> What is being asked
Omit all images, then repeat exactly the lines below from the one containing "Write a Python" through the one containing "castor_y = [1.30, 1.00, 0.61, 0.30, 0.00]", both ends included.

>> START

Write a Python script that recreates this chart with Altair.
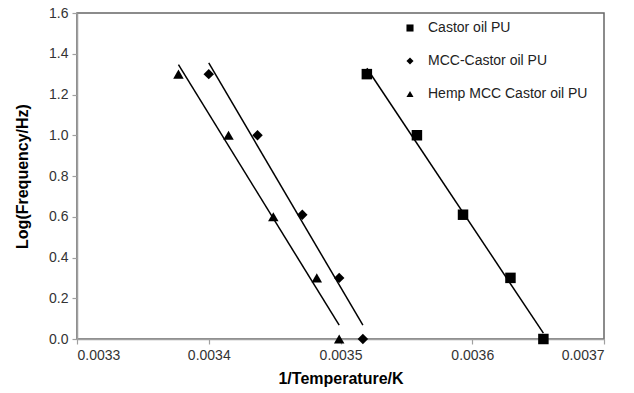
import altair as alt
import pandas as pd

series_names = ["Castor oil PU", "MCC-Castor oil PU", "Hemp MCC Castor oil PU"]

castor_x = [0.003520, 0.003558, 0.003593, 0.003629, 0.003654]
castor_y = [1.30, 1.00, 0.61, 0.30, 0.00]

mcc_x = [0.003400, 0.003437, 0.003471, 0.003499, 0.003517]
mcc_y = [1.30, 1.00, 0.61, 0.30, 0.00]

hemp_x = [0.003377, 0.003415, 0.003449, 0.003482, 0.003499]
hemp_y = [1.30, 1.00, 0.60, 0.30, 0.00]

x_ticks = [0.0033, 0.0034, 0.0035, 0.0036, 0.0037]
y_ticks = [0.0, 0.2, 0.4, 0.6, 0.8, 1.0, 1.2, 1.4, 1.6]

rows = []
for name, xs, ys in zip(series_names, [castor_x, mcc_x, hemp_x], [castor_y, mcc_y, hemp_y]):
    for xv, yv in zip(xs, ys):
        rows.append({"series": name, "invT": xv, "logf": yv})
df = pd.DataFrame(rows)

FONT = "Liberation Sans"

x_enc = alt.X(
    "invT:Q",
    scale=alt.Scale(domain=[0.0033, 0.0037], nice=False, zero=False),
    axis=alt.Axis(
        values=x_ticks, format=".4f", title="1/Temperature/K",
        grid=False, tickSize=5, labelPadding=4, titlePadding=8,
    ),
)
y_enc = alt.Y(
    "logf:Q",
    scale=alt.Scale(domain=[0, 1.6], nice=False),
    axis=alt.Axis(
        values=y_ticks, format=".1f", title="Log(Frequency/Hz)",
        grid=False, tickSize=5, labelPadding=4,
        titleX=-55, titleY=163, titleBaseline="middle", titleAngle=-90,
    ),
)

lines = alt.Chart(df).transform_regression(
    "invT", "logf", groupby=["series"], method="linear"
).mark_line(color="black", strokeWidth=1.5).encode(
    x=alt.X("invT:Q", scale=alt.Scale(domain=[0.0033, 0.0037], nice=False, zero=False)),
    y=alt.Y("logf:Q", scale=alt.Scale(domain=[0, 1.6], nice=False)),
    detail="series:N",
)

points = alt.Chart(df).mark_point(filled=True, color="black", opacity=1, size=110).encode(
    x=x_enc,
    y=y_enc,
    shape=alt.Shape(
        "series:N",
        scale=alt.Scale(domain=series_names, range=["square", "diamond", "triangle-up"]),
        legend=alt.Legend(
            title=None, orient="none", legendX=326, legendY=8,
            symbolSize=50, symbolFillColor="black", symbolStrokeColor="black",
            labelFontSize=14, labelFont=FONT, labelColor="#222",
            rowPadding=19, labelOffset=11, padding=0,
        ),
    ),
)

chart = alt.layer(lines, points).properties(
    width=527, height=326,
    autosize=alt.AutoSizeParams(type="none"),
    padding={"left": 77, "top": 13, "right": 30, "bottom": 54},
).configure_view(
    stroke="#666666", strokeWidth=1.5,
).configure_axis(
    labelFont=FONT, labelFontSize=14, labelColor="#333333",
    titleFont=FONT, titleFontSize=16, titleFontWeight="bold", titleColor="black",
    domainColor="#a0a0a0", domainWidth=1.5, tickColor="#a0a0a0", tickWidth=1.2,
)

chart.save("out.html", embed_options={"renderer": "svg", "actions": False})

>> END
>> START

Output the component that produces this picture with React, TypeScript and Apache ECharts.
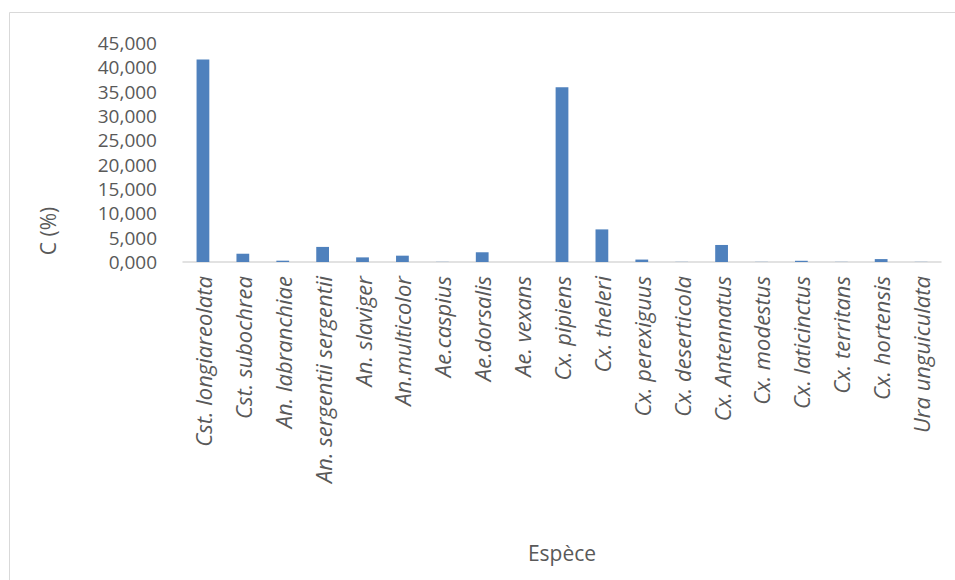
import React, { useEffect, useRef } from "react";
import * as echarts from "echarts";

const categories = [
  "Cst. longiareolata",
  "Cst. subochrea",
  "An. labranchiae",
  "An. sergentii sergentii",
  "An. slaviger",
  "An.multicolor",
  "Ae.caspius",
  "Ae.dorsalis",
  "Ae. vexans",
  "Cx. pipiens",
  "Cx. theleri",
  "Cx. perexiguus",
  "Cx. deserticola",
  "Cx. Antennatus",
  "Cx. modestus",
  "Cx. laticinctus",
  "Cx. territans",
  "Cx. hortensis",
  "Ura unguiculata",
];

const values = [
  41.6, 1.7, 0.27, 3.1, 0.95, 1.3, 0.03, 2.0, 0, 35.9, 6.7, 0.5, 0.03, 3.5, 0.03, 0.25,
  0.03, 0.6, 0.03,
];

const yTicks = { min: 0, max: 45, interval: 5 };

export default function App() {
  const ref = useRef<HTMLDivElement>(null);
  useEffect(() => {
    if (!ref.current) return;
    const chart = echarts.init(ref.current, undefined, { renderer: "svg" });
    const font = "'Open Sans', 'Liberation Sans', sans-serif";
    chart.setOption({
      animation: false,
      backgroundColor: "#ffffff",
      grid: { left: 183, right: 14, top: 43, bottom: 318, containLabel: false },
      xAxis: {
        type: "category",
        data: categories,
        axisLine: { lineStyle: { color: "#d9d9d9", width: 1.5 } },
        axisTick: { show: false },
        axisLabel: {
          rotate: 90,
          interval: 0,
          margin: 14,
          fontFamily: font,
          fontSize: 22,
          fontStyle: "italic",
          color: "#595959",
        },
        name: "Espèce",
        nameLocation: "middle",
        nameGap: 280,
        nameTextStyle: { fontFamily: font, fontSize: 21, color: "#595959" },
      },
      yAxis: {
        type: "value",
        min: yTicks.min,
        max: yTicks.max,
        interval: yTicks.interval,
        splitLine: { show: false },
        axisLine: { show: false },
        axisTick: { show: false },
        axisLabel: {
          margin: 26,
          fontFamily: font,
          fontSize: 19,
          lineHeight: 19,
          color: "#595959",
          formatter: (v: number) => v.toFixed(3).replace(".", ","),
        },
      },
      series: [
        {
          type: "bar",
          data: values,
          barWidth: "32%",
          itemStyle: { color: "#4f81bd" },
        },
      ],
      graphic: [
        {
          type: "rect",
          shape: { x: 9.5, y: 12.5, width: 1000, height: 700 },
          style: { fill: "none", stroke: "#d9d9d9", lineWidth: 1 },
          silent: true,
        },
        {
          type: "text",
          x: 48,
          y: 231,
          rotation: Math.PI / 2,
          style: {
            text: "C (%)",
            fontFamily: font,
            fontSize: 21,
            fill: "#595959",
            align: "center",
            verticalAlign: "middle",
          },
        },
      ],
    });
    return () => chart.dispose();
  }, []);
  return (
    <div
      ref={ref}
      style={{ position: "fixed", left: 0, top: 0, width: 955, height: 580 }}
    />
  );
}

>> END

> Reply to the task
Write a Python script that recreates this chart with Altair.
import altair as alt
import pandas as pd

series_names = ["Castor oil PU", "MCC-Castor oil PU", "Hemp MCC Castor oil PU"]

castor_x = [0.003520, 0.003558, 0.003593, 0.003629, 0.003654]
castor_y = [1.30, 1.00, 0.61, 0.30, 0.00]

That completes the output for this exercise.